§ Stored dataset items:

============================================================

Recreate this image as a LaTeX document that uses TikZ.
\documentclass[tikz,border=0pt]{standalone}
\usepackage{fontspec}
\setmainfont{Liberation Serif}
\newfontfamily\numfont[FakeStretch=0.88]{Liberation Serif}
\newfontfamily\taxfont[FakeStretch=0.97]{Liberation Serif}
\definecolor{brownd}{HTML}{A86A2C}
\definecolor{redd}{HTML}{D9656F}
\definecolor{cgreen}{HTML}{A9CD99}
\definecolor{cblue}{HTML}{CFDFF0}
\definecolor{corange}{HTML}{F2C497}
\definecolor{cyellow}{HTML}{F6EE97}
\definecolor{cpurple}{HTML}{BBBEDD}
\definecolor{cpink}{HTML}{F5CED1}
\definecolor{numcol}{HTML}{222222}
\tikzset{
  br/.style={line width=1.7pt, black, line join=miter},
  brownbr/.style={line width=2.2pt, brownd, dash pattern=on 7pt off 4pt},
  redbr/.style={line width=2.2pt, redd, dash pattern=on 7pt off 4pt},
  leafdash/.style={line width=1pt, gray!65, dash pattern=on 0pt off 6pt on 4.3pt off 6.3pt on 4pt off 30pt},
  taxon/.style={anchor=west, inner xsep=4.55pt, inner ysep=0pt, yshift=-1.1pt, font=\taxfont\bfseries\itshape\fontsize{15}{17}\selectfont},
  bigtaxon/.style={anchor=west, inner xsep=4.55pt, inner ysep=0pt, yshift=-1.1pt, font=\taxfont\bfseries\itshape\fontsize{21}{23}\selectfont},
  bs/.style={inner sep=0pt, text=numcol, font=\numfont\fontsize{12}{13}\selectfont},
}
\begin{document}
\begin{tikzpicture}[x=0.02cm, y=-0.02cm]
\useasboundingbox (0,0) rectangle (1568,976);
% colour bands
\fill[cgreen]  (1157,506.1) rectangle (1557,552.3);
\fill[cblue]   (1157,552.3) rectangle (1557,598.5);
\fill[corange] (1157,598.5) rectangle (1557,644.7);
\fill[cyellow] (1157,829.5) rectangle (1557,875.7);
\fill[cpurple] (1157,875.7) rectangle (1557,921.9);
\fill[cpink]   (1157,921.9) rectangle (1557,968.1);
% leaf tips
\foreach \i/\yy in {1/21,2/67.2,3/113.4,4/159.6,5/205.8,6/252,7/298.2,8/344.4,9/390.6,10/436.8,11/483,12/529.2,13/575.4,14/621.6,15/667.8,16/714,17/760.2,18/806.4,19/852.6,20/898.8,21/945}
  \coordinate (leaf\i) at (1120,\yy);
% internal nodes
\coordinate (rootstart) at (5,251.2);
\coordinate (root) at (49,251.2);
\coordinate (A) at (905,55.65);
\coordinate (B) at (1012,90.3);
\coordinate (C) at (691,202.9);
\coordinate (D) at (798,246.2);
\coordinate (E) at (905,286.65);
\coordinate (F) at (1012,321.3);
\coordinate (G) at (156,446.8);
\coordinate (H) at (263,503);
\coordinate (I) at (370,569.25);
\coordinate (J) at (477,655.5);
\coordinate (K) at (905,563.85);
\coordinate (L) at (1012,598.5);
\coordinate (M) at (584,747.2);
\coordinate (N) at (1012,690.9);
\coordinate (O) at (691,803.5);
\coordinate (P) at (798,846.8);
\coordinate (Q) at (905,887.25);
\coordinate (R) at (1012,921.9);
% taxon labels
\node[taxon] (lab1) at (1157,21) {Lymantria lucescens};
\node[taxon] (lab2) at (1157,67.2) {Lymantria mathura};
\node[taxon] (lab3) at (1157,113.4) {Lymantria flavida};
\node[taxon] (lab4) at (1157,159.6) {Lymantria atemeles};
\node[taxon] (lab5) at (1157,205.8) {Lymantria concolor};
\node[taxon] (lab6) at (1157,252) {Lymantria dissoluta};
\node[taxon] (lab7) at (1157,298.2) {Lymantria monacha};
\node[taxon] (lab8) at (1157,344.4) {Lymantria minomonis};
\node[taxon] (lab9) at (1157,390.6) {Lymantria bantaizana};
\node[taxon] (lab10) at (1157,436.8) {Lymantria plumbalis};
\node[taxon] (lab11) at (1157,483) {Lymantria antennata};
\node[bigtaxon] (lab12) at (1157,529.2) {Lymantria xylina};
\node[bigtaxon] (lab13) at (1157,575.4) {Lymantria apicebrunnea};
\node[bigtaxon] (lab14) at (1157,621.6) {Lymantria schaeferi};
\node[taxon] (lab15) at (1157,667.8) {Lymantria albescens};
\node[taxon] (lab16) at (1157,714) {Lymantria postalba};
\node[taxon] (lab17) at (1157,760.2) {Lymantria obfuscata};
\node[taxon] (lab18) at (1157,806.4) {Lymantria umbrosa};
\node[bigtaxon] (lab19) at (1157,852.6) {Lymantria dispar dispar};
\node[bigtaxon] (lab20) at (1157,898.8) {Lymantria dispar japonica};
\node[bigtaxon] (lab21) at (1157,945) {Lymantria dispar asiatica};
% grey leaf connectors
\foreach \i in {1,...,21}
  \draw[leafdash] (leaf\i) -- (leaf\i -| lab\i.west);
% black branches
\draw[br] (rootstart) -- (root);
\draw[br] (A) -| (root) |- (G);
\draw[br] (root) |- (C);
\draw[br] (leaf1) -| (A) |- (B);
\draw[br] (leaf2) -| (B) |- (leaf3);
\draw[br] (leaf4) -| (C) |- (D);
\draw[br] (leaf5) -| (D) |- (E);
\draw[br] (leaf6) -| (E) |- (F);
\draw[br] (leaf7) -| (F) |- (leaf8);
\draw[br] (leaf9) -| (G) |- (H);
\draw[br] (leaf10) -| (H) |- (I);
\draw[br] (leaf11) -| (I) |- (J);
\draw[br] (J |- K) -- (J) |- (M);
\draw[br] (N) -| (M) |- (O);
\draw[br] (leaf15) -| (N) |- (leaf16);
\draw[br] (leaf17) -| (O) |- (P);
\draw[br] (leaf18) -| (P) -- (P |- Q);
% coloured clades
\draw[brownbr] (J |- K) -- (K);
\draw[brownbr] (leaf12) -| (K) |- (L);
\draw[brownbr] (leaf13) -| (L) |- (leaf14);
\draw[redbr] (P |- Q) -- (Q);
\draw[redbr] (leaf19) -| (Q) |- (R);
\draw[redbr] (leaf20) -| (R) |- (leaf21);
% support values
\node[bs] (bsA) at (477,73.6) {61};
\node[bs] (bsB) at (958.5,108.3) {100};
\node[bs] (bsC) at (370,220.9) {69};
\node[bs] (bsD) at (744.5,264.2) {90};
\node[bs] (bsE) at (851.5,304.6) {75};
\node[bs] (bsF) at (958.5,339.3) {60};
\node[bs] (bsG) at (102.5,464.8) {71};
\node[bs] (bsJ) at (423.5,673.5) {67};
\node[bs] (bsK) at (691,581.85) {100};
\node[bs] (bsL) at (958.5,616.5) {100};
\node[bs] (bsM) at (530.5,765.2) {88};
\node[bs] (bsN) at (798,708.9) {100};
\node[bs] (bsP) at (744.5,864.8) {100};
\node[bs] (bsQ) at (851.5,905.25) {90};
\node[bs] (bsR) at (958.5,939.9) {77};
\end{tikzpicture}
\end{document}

============================================================

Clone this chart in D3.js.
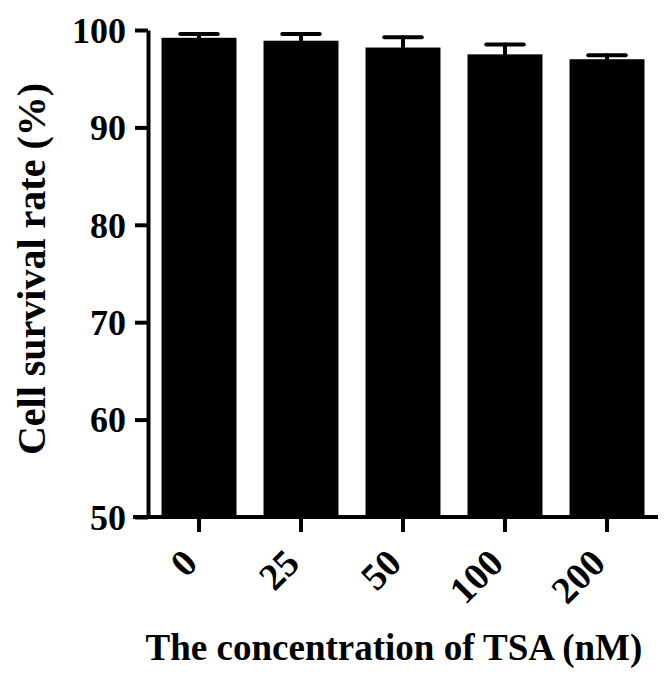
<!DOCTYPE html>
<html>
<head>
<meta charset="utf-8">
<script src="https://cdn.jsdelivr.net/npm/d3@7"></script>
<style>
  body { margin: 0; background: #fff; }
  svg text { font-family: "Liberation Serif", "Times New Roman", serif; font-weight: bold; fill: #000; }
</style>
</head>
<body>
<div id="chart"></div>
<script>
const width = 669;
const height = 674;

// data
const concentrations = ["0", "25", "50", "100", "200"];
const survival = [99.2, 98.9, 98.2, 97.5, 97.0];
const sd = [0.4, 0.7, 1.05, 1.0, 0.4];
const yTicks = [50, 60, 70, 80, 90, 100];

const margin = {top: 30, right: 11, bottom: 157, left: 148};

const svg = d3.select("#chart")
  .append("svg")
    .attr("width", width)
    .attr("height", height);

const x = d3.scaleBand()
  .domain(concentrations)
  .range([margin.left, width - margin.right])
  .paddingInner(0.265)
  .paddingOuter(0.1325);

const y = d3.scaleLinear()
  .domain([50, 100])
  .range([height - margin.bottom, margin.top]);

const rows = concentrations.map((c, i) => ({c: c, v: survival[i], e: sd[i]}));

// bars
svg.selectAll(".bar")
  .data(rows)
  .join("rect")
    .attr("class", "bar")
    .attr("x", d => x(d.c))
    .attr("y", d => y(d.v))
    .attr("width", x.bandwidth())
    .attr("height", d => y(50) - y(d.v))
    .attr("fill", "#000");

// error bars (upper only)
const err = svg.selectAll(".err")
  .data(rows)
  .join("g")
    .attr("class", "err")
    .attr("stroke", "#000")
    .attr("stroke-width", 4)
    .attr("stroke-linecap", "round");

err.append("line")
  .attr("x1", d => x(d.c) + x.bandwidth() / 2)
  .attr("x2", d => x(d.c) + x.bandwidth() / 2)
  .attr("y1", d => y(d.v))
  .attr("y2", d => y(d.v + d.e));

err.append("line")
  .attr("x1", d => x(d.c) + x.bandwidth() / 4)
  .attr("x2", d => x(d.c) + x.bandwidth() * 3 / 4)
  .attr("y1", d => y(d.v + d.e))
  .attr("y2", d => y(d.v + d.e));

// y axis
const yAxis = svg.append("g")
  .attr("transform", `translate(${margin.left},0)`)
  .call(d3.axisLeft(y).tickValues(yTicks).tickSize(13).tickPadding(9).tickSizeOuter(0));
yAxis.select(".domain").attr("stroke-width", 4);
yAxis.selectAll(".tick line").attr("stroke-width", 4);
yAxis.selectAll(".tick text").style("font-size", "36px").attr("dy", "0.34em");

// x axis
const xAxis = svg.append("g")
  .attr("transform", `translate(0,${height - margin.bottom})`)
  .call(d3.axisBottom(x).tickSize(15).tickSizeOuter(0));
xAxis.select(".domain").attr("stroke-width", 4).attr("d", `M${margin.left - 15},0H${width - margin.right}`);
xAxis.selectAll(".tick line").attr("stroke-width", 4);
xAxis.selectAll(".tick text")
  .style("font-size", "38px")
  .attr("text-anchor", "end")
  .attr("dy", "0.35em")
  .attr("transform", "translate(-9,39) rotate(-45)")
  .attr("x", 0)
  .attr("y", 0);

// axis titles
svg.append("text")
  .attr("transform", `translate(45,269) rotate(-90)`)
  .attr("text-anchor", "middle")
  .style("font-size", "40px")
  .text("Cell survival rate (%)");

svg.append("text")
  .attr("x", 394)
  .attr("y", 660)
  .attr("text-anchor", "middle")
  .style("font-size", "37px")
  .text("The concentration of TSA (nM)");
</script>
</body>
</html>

============================================================

§ The request:
Check the data for the word "this" and pull out the lines that have it.

§ Problem solution:
Recreate this image as a LaTeX document that uses TikZ.
Clone this chart in D3.js.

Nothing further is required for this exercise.